What do you think he felt in that moment?
We can do anything when we behold our community supporting us, loving us, holding us, believing in us, cherishing us. We can walk through any fear. We can practice faith in the most impossible moments. We can do anything when our community rises to meet us.
Past personal preparation, we need a community of support at the moment of entry. I needed it on my wedding day. Jesus needed it on Palm Sunday. I bet if you search your life, you've stood at a threshold, at a moment of entry, and needed a community in order to take that first step.
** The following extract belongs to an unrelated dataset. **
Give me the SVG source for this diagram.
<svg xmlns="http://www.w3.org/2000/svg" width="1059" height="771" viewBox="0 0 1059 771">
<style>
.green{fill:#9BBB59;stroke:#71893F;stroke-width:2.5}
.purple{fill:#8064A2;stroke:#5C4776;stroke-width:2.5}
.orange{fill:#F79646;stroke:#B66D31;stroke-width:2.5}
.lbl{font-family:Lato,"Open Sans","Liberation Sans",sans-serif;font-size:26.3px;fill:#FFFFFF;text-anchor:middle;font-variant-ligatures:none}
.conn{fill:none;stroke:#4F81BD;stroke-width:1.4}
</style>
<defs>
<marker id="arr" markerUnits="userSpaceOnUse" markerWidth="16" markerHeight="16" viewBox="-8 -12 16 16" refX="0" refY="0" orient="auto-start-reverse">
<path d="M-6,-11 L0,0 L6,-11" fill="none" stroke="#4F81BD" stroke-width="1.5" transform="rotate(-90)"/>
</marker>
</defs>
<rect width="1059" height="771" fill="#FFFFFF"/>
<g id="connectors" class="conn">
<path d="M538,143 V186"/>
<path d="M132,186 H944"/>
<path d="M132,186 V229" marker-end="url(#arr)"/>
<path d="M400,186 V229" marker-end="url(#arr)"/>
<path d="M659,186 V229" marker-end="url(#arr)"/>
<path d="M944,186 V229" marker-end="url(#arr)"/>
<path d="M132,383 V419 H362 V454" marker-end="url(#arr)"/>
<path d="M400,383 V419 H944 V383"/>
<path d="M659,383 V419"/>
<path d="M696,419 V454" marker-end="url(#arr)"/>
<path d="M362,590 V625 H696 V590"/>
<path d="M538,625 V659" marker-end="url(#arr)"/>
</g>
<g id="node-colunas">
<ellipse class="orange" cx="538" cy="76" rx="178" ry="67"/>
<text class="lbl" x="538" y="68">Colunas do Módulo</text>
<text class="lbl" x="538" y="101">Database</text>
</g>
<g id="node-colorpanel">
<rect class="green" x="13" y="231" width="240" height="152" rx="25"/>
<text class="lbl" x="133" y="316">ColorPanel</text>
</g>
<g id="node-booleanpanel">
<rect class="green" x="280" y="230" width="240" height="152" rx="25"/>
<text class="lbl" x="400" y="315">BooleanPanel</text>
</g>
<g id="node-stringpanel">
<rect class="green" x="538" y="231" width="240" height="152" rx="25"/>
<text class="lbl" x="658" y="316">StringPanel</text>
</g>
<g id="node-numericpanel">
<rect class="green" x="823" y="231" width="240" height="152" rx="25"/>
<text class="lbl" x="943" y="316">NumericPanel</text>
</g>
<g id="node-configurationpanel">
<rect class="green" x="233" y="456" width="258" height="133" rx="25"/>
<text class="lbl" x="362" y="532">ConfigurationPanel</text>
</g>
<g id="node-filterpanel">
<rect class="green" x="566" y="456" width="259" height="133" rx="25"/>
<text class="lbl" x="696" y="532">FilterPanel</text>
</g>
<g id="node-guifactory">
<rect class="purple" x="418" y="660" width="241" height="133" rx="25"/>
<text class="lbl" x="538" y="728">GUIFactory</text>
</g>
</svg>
But here's the thing disciples: we need to be that community of support for others as much as we need that community of support for ourselves. Moments of entry are highly special and spiritually infused, but they are a rarity. What's not a rarity is the calling of discipleship that beckons us to be that community of support for each other. We get to participate in that beyond Holy Week all year long. Who are the people in this church today at moments of entry? Who are the people in your life outside this place who are at moments of entry?
Let us be reminded today, at the entry moment of Holy week, just how precious and sacred it is to be part of the crowd that rises, the crowd that honors the beauty of the courageous one, the tender and vulnerable one, the perhaps unsure and wavering one, standing with their toes at the threshold while we throw down our gifts, hold them in loving gaze and sing "Blessed is the One who comes in the Name of the Lord. Hosanna in the highest heaven."